Townhall Times

Voices of Oppressed

Tragedy on the Trishuli: 18 Dead in Nepal’s Latest Highway Nightmare

Townhall Times, New Delhi

Reporter: Bhavika Kalra

It’s a story we’ve heard far too many times, but the horror never gets any easier to stomach. On Sunday, a crowded passenger bus was navigating the treacherous twists of the Dhading district when something went horribly wrong. In a split second, the vehicle veered off the road and took a vertical dive into the Trishuli River. By the time the sun set, the count was 18 dead, and the river had once again lived up to its reputation as one of Nepal’s deadliest corridors.

Chaos on the Riverbank

The crash happened so fast that most passengers didn’t even realize they were falling until the water started rushing through the shattered windows. Eyewitnesses near the site described a sickening sound—the screech of tires followed by a heavy splash that echoed through the valley. Local villagers didn’t wait for the sirens; they scrambled down the steep embankment with ropes and whatever they could find to pull people out of the freezing current.

When the Nepal Police and Army divers finally arrived, the scene was pure chaos. The river is notoriously fast this time of year, and trying to reach a submerged bus while the current is pulling at everything is a suicide mission. Divers had to be tethered just to stay near the wreckage. As cranes eventually hauled the mangled metal out of the water, the reality hit home: 18 people hadn’t made it.

The ICU Battle and Missing Faces

Right now, the focus has shifted to the hospitals. Several survivors are in critical condition, fighting through broken bones and internal injuries. But for some families, the nightmare isn’t over yet—search teams are still combing the downstream banks for passengers who might have been swept away by the current.

The government, as usual, has promised a “high-level inquiry.” They’re looking at the usual suspects: brake failure, a tired driver, or maybe the bus was just carrying too much weight for those narrow mountain bends. But if you ask anyone who drives these roads daily, they’ll tell you the real truth. It’s the infrastructure.

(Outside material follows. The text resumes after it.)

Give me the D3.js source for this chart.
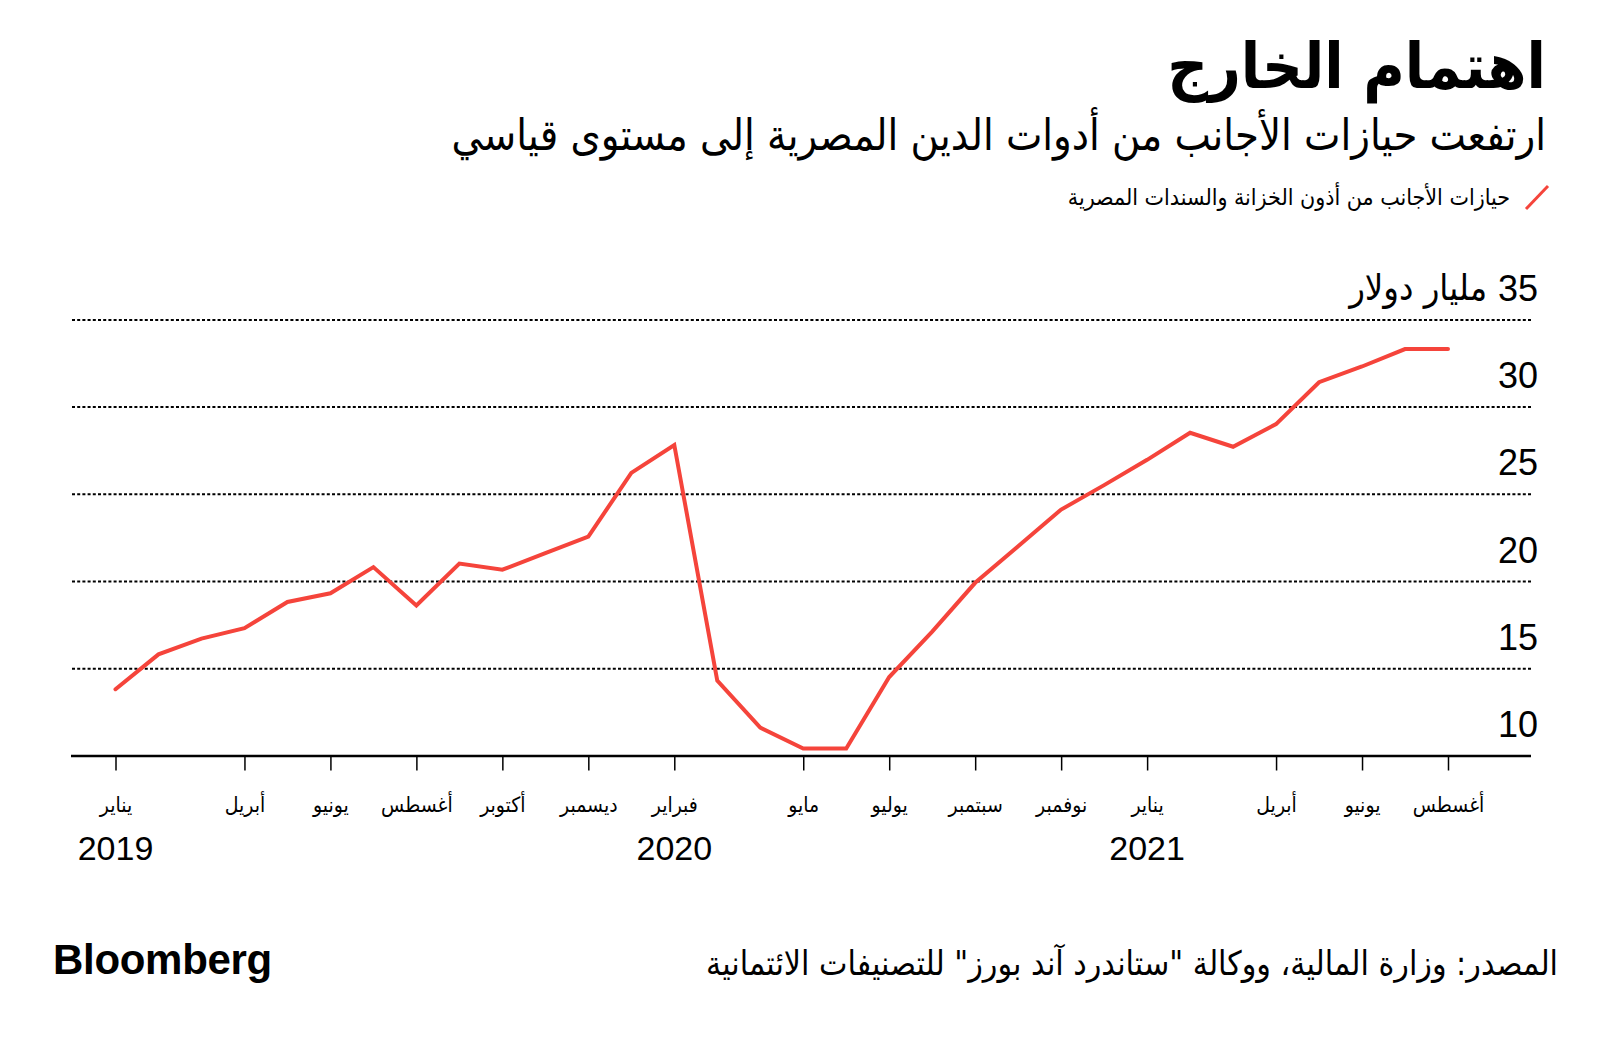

Why Does This Keep Happening?

Let’s be honest calling this a “road accident” feels like an understatement. These aren’t just roads; they are narrow strips of asphalt carved into the sides of cliffs with zero margin for error.

  • The Guardrail Myth: In most places, there isn’t a single piece of steel between a bus full of people and a 200-foot drop.

  • Overworked Drivers: These long-haul trips are grueling. Fatigue is a silent killer on the Prithvi Highway.

  • Mechanical Neglect: Buses are often run until they literally fall apart. A steering snap on a flat road is a headache; a steering snap in Dhading is a massacre.

The Bottom Line

Nepal’s mountains are beautiful, but for those traveling through them, they are becoming a gamble. The government has announced compensation for the families, but money doesn’t bring back the 18 people who were just trying to get home or go to work. Today, February 23, 2026, the community in Dhading is silent, mourning a loss that many feel was entirely preventable.

Until there are real barriers on those riverbanks and actual enforcement of safety rules, the Trishuli is going to keep taking its toll. How many more 18-person tragedies do we need before the “inquiry committees” actually change something?